Le ministre a également rencontré à plusieurs reprises ses collègues turc et chypriote, lors de missions à Ankara et à Chypre ainsi que de contacts bilatéraux à Bruxelles. L'objectif principal de ces démarches est d'éviter un blocage du processus de négociation d'adhésion avec la Turquie en décembre. Il va de soi que cela dépendra au premier chef des efforts que la Turquie consentira pour répondre aux obligations qui sont les siennes, ce que je n'ai pas manqué de rappeler à mes différents interlocuteurs.

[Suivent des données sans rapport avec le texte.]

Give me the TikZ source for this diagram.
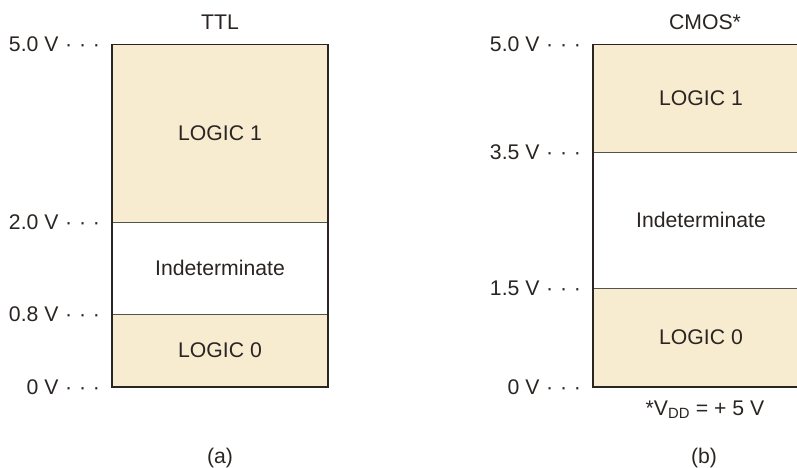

Des avancées substantielles sont attendues à un double niveau:

— d'une part, afin de permettre la poursuite des négociations en tant que telle et l'ouverture à la négociation d'au moins un chapitre, la Turquie devra faire preuve d'une réelle volonté politique d'aller de l'avant en mettant en œuvre les réformes nécessaires, notamment en matière d'aides d'État;

— d'autre part, il est également attendu qu'elle mette pleinement en œuvre l'Accord d'Union douanière avec l'UE, en ce compris avec la République de Chypre, par la mise-en-œuvre du protocole additionnel au protocole d'Ankara. Cette exigence a été répétée à maintes reprises et a mené l'Union à freiner l'ensemble du processus de négociations depuis 2006 au vu des manquements turcs en la matière.

Lors de la réunion de haut niveau à Sarajevo consacré à l'avenir des Balkans occidentaux et à laquelle l'orateur a participé en mai dernier, la perspective européenne des pays de cette région a été clairement rappelée par l'ensemble des États membres. L'orateur est en faveur d'un tel rapprochement, pour autant qu'il s'inscrive dans le cadre du nouveau consensus sur l'élargissement adopté en 2006 et, aux termes duquel les États membres ont convenu que chaque pays candidat serait évalué sur base de ses mérites propres et en fonction du respect complet des conditions pour l'ouverture et la clôture des négociations, sans fixer la date de clôture des pourparlers. C'est à la lumière de ces principes que l'orateur souhaite aborder les différents dossiers sur la table.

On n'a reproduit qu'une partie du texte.